Ruée vers l’or noir
Pour diversifier ses approvisionnements, l’Oncle Sam mise, entre autres, sur les gisements du golfe de Guinée. D’ici à 2015, le quart de ses importations sera fourni par des pays africains.
Tapis rouge, réception à la Maison Blanche et photo de famille dans le Bureau ovale, aide économique… George W. Bush ne lésine pas sur les moyens pour faire plaisir aux chefs d’État et ambassadeurs des pays africains producteurs de pétrole.
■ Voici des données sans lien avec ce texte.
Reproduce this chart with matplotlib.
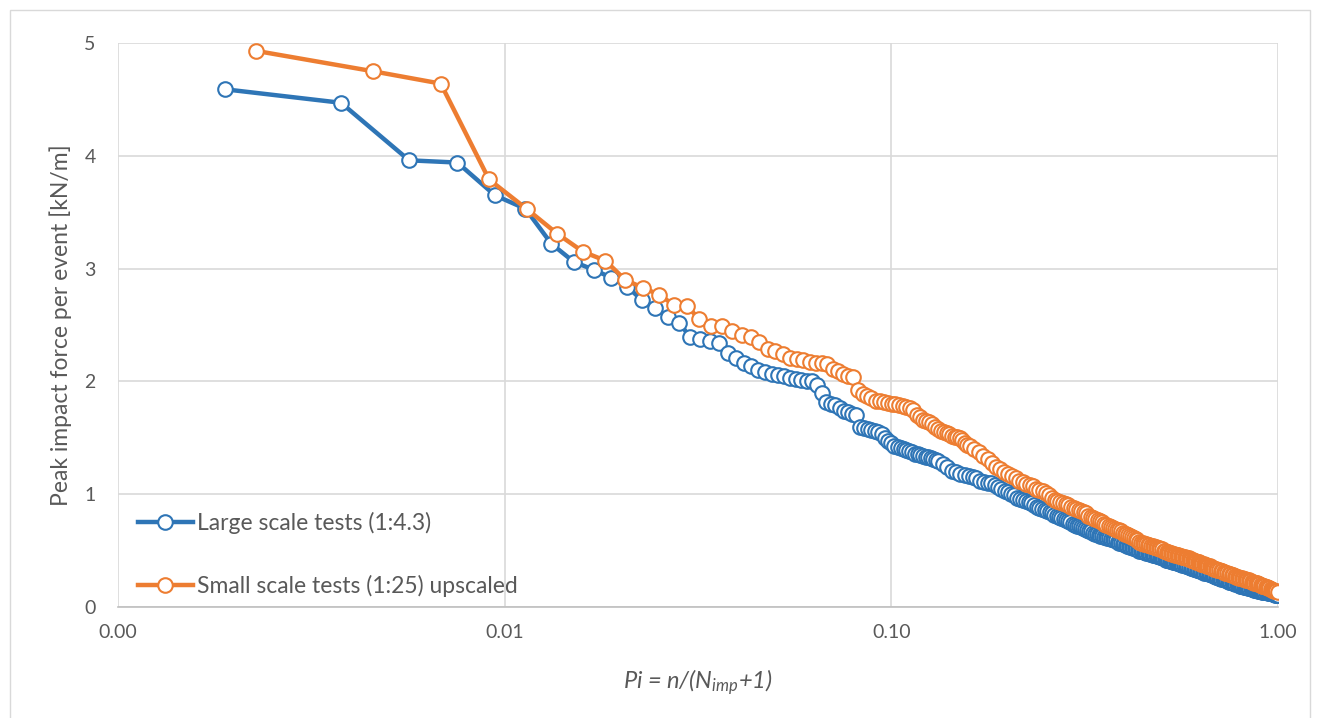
import matplotlib

matplotlib.use("Agg")

import matplotlib.pyplot as plt
from matplotlib.patches import Rectangle
from matplotlib.ticker import FixedLocator, FixedFormatter, NullLocator


# 冲击次数 N_imp（两组试验）
LARGE_N_IMP = 529
SMALL_N_IMP = 438

# 大比尺试验 (1:4.3)：排序序号 n 与对应峰值冲击力 [kN/m]
# 尾部点很密，按 2 / 3 的序号间隔读取
large_rank = (list(range(1, 71)) + list(range(72, 101, 2)) + list(range(102, 301, 2))
              + list(range(303, 529, 3)) + [529])
large_force = [
    4.59, 4.47, 3.96, 3.94, 3.65, 3.53, 3.22, 3.06, 2.99, 2.92,
    2.84, 2.72, 2.65, 2.57, 2.52, 2.39, 2.38, 2.36, 2.34, 2.25,
    2.21, 2.16, 2.14, 2.10, 2.08, 2.07, 2.06, 2.05, 2.03, 2.02,
    2.01, 2.00, 2.00, 1.97, 1.90, 1.82, 1.80, 1.79, 1.76, 1.74,
    1.73, 1.71, 1.70, 1.60, 1.59, 1.58, 1.57, 1.56, 1.55, 1.53,
    1.50, 1.47, 1.45, 1.43, 1.42, 1.41, 1.40, 1.39, 1.38, 1.37,
    1.36, 1.36, 1.35, 1.34, 1.33, 1.33, 1.32, 1.31, 1.30, 1.29,
    # 72-100
    1.27, 1.24, 1.21, 1.20, 1.18, 1.17, 1.16, 1.15, 1.14, 1.12,
    1.11, 1.10, 1.10, 1.08, 1.06,
    # 102-300
    1.05, 1.03, 1.02, 1.00, 0.99, 0.97, 0.96, 0.95, 0.94, 0.93,
    0.92, 0.90, 0.89, 0.88, 0.87, 0.86, 0.85, 0.84, 0.83, 0.82,
    0.81, 0.80, 0.79, 0.78, 0.77, 0.76, 0.75, 0.74, 0.73, 0.72,
    0.72, 0.71, 0.70, 0.69, 0.68, 0.67, 0.67, 0.66, 0.65, 0.65,
    0.64, 0.63, 0.63, 0.62, 0.62, 0.61, 0.61, 0.60, 0.60, 0.59,
    0.59, 0.58, 0.57, 0.57, 0.56, 0.56, 0.55, 0.54, 0.54, 0.53,
    0.53, 0.52, 0.52, 0.51, 0.51, 0.50, 0.50, 0.50, 0.49, 0.49,
    0.48, 0.48, 0.48, 0.47, 0.47, 0.46, 0.46, 0.46, 0.45, 0.45,
    0.44, 0.44, 0.44, 0.43, 0.43, 0.42, 0.42, 0.42, 0.41, 0.41,
    0.41, 0.40, 0.40, 0.40, 0.39, 0.39, 0.39, 0.38, 0.38, 0.375,
    # 303-528
    0.37, 0.365, 0.36, 0.355, 0.35, 0.345, 0.34, 0.335, 0.33, 0.325,
    0.32, 0.315, 0.31, 0.305, 0.30, 0.30, 0.295, 0.29, 0.285, 0.28,
    0.275, 0.27, 0.265, 0.26, 0.255, 0.25, 0.25, 0.245, 0.24, 0.235,
    0.23, 0.225, 0.22, 0.22, 0.215, 0.21, 0.205, 0.20, 0.20, 0.195,
    0.19, 0.19, 0.185, 0.18, 0.18, 0.175, 0.175, 0.17, 0.17, 0.165,
    0.16, 0.16, 0.155, 0.155, 0.15, 0.15, 0.145, 0.145, 0.14, 0.14,
    0.135, 0.135, 0.13, 0.13, 0.13, 0.125, 0.125, 0.12, 0.12, 0.12,
    0.115, 0.115, 0.115, 0.11, 0.11, 0.11,
    # 529
    0.11,
]

# 小比尺试验 (1:25) 换算到原型
small_rank = (list(range(1, 71)) + list(range(72, 101, 2)) + list(range(102, 301, 2))
              + list(range(303, 436, 3)) + [438])
small_force = [
    4.93, 4.75, 4.64, 3.79, 3.53, 3.31, 3.15, 3.07, 2.90, 2.83,
    2.77, 2.68, 2.67, 2.55, 2.49, 2.49, 2.45, 2.41, 2.39, 2.35,
    2.29, 2.27, 2.24, 2.21, 2.20, 2.19, 2.17, 2.16, 2.16, 2.15,
    2.11, 2.09, 2.07, 2.05, 2.04, 1.92, 1.89, 1.87, 1.85, 1.83,
    1.83, 1.82, 1.81, 1.80, 1.80, 1.79, 1.78, 1.77, 1.76, 1.75,
    1.70, 1.68, 1.66, 1.65, 1.64, 1.62, 1.60, 1.58, 1.56, 1.55,
    1.54, 1.53, 1.52, 1.51, 1.51, 1.50, 1.48, 1.45, 1.44, 1.43,
    # 72-100
    1.40, 1.37, 1.34, 1.31, 1.28, 1.24, 1.22, 1.20, 1.18, 1.16,
    1.14, 1.12, 1.11, 1.09, 1.08,
    # 102-300
    1.07, 1.05, 1.04, 1.03, 1.01, 0.99, 0.97, 0.95, 0.94, 0.93,
    0.92, 0.91, 0.90, 0.89, 0.88, 0.87, 0.86, 0.85, 0.84, 0.83,
    0.81, 0.80, 0.79, 0.78, 0.77, 0.76, 0.75, 0.74, 0.73, 0.72,
    0.71, 0.70, 0.69, 0.68, 0.68, 0.67, 0.66, 0.65, 0.65, 0.64,
    0.63, 0.62, 0.61, 0.60, 0.59, 0.58, 0.57, 0.57, 0.56, 0.56,
    0.55, 0.55, 0.54, 0.54, 0.53, 0.53, 0.52, 0.52, 0.51, 0.51,
    0.50, 0.50, 0.49, 0.49, 0.48, 0.48, 0.47, 0.47, 0.46, 0.46,
    0.46, 0.45, 0.45, 0.44, 0.44, 0.44, 0.43, 0.43, 0.43, 0.425,
    0.42, 0.415, 0.41, 0.405, 0.40, 0.40, 0.395, 0.39, 0.385, 0.38,
    0.38, 0.375, 0.37, 0.365, 0.36, 0.36, 0.355, 0.35, 0.345, 0.34,
    # 303-435
    0.335, 0.33, 0.325, 0.32, 0.315, 0.31, 0.305, 0.30, 0.295, 0.29,
    0.285, 0.28, 0.275, 0.27, 0.265, 0.26, 0.26, 0.255, 0.25, 0.245,
    0.24, 0.235, 0.235, 0.23, 0.225, 0.22, 0.215, 0.21, 0.21, 0.205,
    0.20, 0.195, 0.19, 0.19, 0.185, 0.18, 0.175, 0.17, 0.165, 0.16,
    0.155, 0.15, 0.145, 0.14, 0.14,
    # 438
    0.135,
]

series_labels = ["Large scale tests (1:4.3)", "Small scale tests (1:25) upscaled"]

x_ticks = [0.001, 0.01, 0.1, 1.0]
x_tick_labels = ["0.00", "0.01", "0.10", "1.00"]
y_ticks = [0, 1, 2, 3, 4, 5]

BLUE = "#2E75B6"
ORANGE = "#ED7D31"
GRID = "#D9D9D9"
TEXT = "#595959"


def plotting_position(ranks, n_imp):
    """P_i = n / (N_imp + 1)"""
    return [n / (n_imp + 1) for n in ranks]


def main():
    assert len(large_rank) == len(large_force)
    assert len(small_rank) == len(small_force)

    plt.rcParams["font.family"] = ["Lato", "DejaVu Sans"]
    plt.rcParams["mathtext.fontset"] = "custom"
    plt.rcParams["mathtext.it"] = "Lato:italic"
    plt.rcParams["mathtext.rm"] = "Lato:italic"

    fig = plt.figure(figsize=(13.2, 7.18), dpi=100)
    ax = fig.add_axes([118 / 1320, 111 / 718, 1160 / 1320, 564 / 718])

    style = dict(lw=3.2, marker="o", ms=10.5, mfc="white", mew=1.5, zorder=3)
    ax.plot(plotting_position(large_rank, LARGE_N_IMP), large_force,
            color=BLUE, mec=BLUE, label=series_labels[0], **style)
    ax.plot(plotting_position(small_rank, SMALL_N_IMP), small_force,
            color=ORANGE, mec=ORANGE, label=series_labels[1], **style)

    ax.set_xscale("log")
    ax.set_xlim(0.001, 1.0)
    ax.set_ylim(0, 5)
    ax.xaxis.set_major_locator(FixedLocator(x_ticks))
    ax.xaxis.set_major_formatter(FixedFormatter(x_tick_labels))
    ax.xaxis.set_minor_locator(NullLocator())
    ax.set_yticks(y_ticks)

    ax.grid(True, which="major", color=GRID, lw=1.2)
    ax.set_axisbelow(True)
    for side in ["top", "right", "left"]:
        ax.spines[side].set_visible(False)
    ax.spines["bottom"].set_color("#BFBFBF")
    ax.spines["bottom"].set_linewidth(1.2)

    ax.tick_params(axis="both", length=0, labelsize=14, labelcolor=TEXT)
    ax.tick_params(axis="y", pad=16)
    ax.tick_params(axis="x", pad=12)

    ax.set_ylabel("Peak impact force per event [kN/m]", fontsize=16.5, color=TEXT)
    ax.yaxis.set_label_coords(-0.040, 0.5)
    ax.set_xlabel("Pi = n/(N$_{imp}$+1)", fontsize=17, color=TEXT, style="italic", va="center")
    ax.xaxis.set_label_coords(0.5, -0.133)

    ax.legend(loc="center left", bbox_to_anchor=(0.017, 0.093), frameon=False,
              fontsize=16.5, labelcolor=TEXT, handlelength=2.4, handletextpad=0.18,
              labelspacing=1.75, borderpad=0, borderaxespad=0)

    # 图表外框
    fig.patches.append(Rectangle((10 / 1320, -0.01), 1300 / 1320, 1 - 10 / 718 + 0.01,
                                 transform=fig.transFigure, fill=False, ec=GRID, lw=1))

    fig.savefig("out.png", dpi=100)
    plt.close(fig)


if __name__ == "__main__":
    main()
Ces marques d’attention, loin d’être désintéressées, doivent faciliter l’implantation et le travail des géants américains tels que ExxonMobil et Chevron mais aussi d’opérateurs plus discrets comme Marathon Oil, Amerada Hess ou Ocean Energy dans le riche et prometteur golfe de Guinée. Dès mars 2000, le lobby pétrolier texan a commencé à sensibiliser les membres de la Chambre des représentants lors d’une réunion sur le potentiel énergétique de l’Afrique. L’Institute for Advanced Strategic and Political Studies (IASPS), un think-tank proche des milieux néoconservateurs, plaide alors pour un désengagement progressif du Moyen-Orient et une exploitation accrue des réserves pétrolières africaines. Alors que survient la tragédie du 11 septembre 2001, l’IASPS parvient à convaincre les conseillers en énergie de l’administration Bush, notamment les plus radicaux. En janvier 2002, un séminaire réunit des membres de l’équipe du président et du Congrès ainsi que des consultants internationaux, des responsables de groupes pétroliers et des sociétés d’investissement. Dans la foulée, les participants créent l’African Oil Policy Initiative Group (Aopig), lieu de rencontre entre les intérêts publics et privés, et rédigent un Livre blanc intitulé « African Oil : a Priority for US National Security and African Development ». La machine de guerre américaine est lancée. Autrefois ignorée par les États-Unis, l’Afrique devient une priorité. Grâce à elle, Washington va diversifier ses sources d’approvisionnement et réduire sa dépendance vis-à-vis des pays arabes.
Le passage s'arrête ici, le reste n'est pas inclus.